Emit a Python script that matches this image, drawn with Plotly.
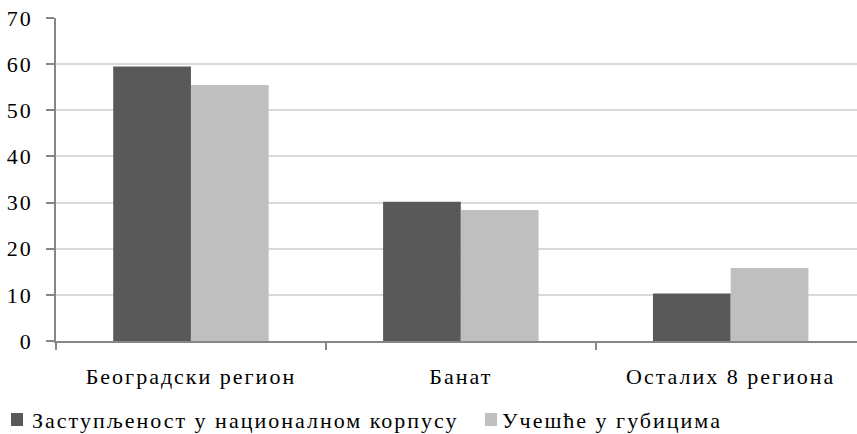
import plotly.graph_objects as go

categories = ["Београдски регион", "Банат", "Осталих 8 региона"]
series_names = ["Заступљеност у националном корпусу", "Учешће у губицима"]
zastuplenost = [59.5, 30.2, 10.3]
ucesce = [55.5, 28.4, 15.8]
colors = ["#595959", "#BFBFBF"]
y_ticks = [0, 10, 20, 30, 40, 50, 60, 70]

FONT = "'Liberation Serif', 'Times New Roman', 'DejaVu Serif', serif"
FS = 22
LS = 2  # letter spacing (px)


def spaced(t):
    return '<span style="letter-spacing:%dpx">%s</span>' % (LS, t)


fig = go.Figure()
for name, vals, col in zip(series_names, [zastuplenost, ucesce], colors):
    fig.add_trace(go.Bar(x=categories, y=vals, name=name,
                         marker=dict(color=col, line=dict(width=0)),
                         showlegend=False))

W, H = 857, 434
ML, MR, MT, MB = 56, 0, 18, 93
pw = W - ML - MR
ph = H - MT - MB


def px_to_paper_x(px):
    return (px - ML) / pw


def px_to_paper_y(py):
    return (H - MB - py) / ph


fig.update_layout(
    width=W, height=H,
    margin=dict(l=ML, r=MR, t=MT, b=MB, pad=0),
    paper_bgcolor="white", plot_bgcolor="white",
    font=dict(family=FONT, size=FS, color="black"),
    barmode="group", bargap=0.424, bargroupgap=0,
    xaxis=dict(type="category", range=[-0.5, 2.468], tickson="boundaries",
               tickvals=categories, ticktext=[spaced(c) for c in categories],
               ticks="outside", ticklen=7, tickcolor="#868686", tickwidth=1.5,
               showline=True, linecolor="#868686", linewidth=1.5, showgrid=False,
               automargin=False, ticklabelstandoff=15,
               tickfont=dict(family=FONT, size=FS, color="black")),
    yaxis=dict(range=[0, 70], tickvals=y_ticks, ticktext=[spaced(str(v)) for v in y_ticks],
               ticks="outside", ticklen=8,
               tickcolor="#868686", tickwidth=1.5, showline=True, linecolor="#868686",
               linewidth=1.5, showgrid=True, gridcolor="#D9D9D9", gridwidth=1.5,
               zeroline=False, automargin=False, ticklabelstandoff=9,
               tickfont=dict(family=FONT, size=FS, color="black")),
)

# legend drawn manually (swatch + label) to match the tight spacing of the reference
legend_items = [(11, 30), (485, 500)]
for (sx, tx), name, col in zip(legend_items, series_names, colors):
    fig.add_shape(type="rect", xref="paper", yref="paper",
                  x0=px_to_paper_x(sx), x1=px_to_paper_x(sx + 12),
                  y0=px_to_paper_y(426), y1=px_to_paper_y(413),
                  fillcolor=col, line=dict(width=0))
    fig.add_annotation(text=spaced(name), xref="paper", yref="paper",
                       x=px_to_paper_x(tx), y=px_to_paper_y(420),
                       xanchor="left", yanchor="middle", showarrow=False,
                       font=dict(family=FONT, size=FS, color="black"))

fig.write_html("out.html", config={"displayModeBar": False},
               post_script="document.body.style.margin='0';document.body.style.overflow='hidden';")
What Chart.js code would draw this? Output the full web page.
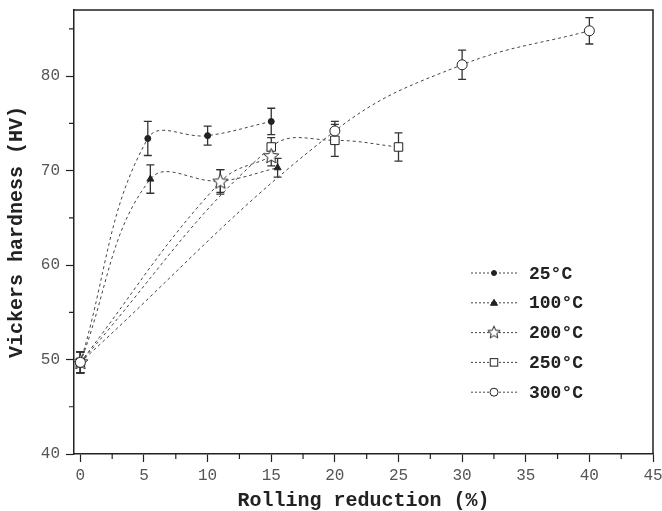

+ + +

Using the records above, list each line that includes "drawn".

Reply:
Emit a Python script that matches this image, drawn with Plotly.
# legend drawn manually (swatch + label) to match the tight spacing of the reference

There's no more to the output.